В тех же случаях, когда рабочие прибегали к «беспорядкам», к стачке или бунту, царизм помогал хозяевам давить недовольных беспощадно. «Зачинщики» и «вожаки» заковывались в кандалы и отправлялись в остроги (как на Людиновском заводе Мальцева в апреле 1861 г.), приговаривались к наказанию плетьми и ссылке в каторжные работы (как на Лысвенском заводе Пермской губернии той же весною). Трудового законодательства до середины 80-х годов в России вообще не было, а существующие законы ограждали права не рабочих, а их хозяев. Стачка, как и «бунт против власти верховной», считалась государственным преступлением, и за участие в ней рабочие подлежали уголовному и административному преследованию. Символичным для 70-х годов было заявление начальника полиции рабочим петербургских мастерских Главного общества российских железных дорог в ответ на их экономические требования: «У всех своя должность: поп служит обедню, доктор лечит, а я приехал вас душить Я знаю, что у вас есть человек десять или двадцать зачинщиков. Я их вырву у вас, вырву – в Сибирь сошлю. А захочу – 100 человек пошлю в Сибирь!»[5]
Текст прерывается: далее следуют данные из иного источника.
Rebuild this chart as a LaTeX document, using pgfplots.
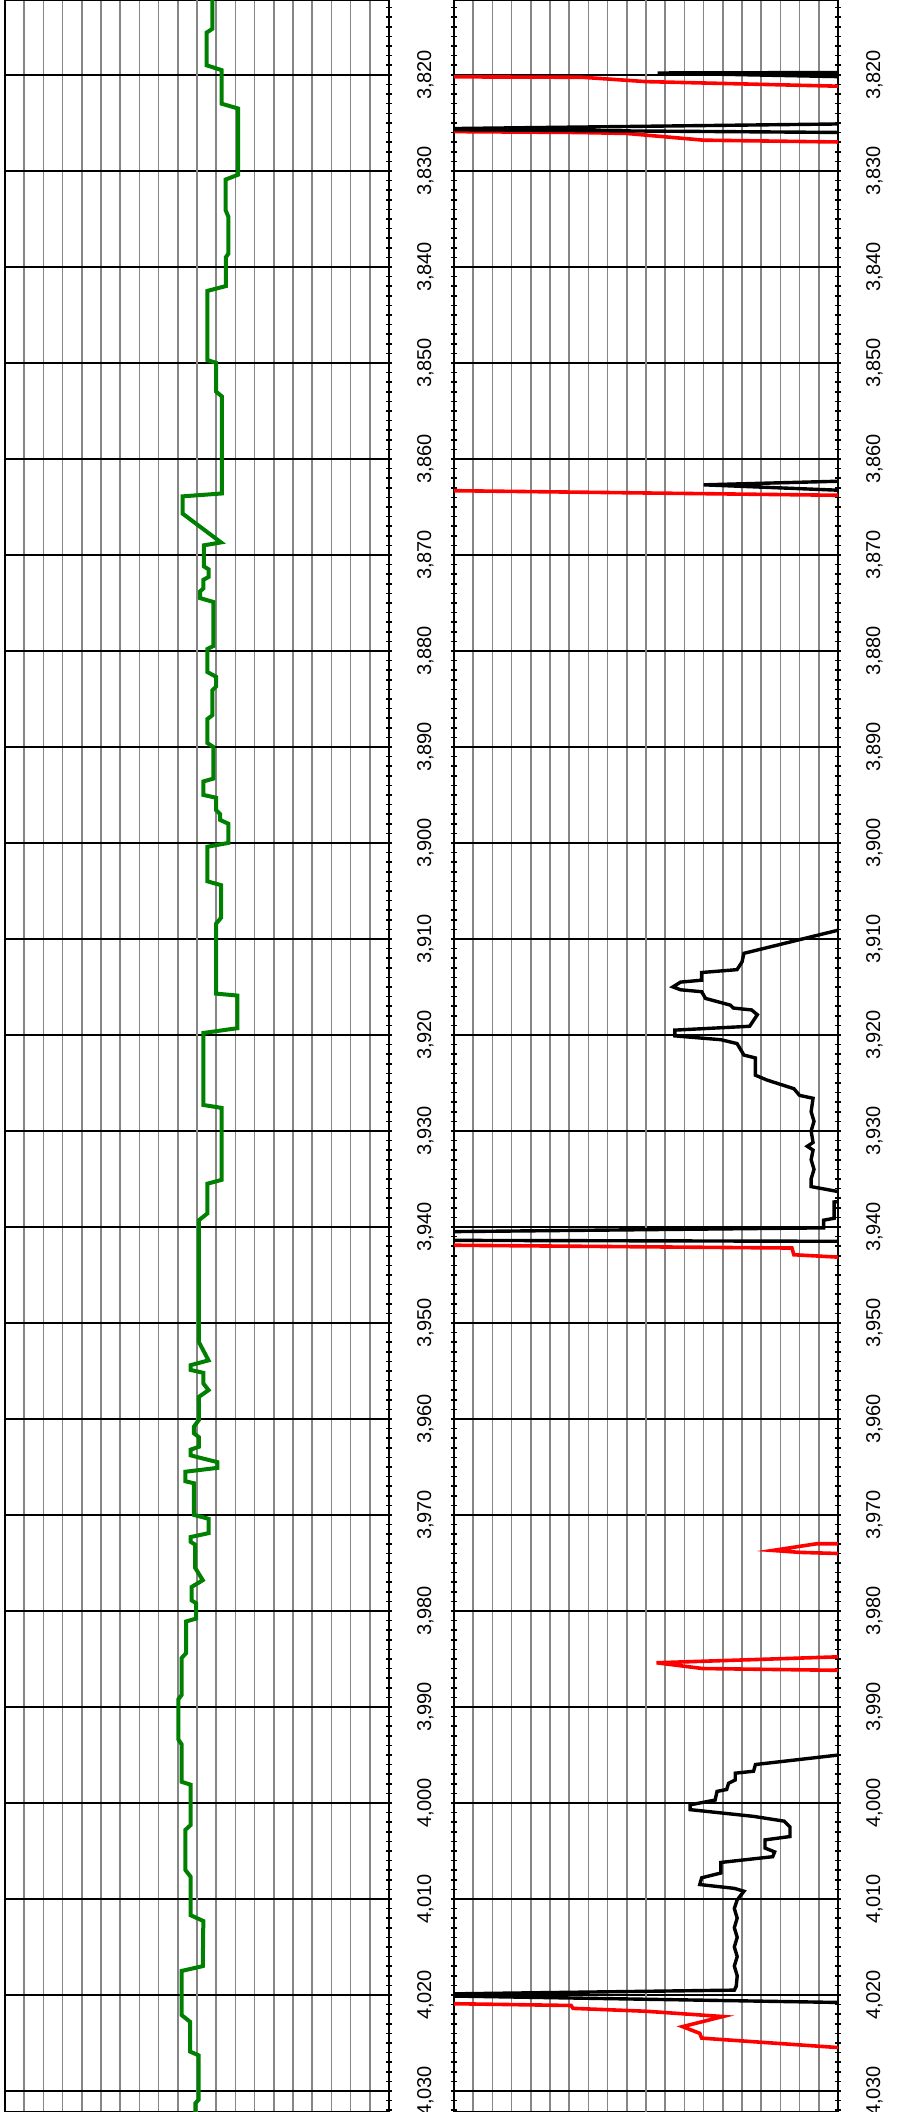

Таково было отношение властей к рабочим в их борьбе с капиталистами. Неудивительно, что рабочее движение в России обретало все больший размах и все более острые формы. В 1871 г. московский губернатор князь А.А. Ливен резонно, даже с некоторым опозданием, заключил: «Можно сказать, что и на наших часах подходит стрелка к тому моменту, который может прозвучать над нами рабочим вопросом, вопросом антагонизма между трудом и капиталом»[6].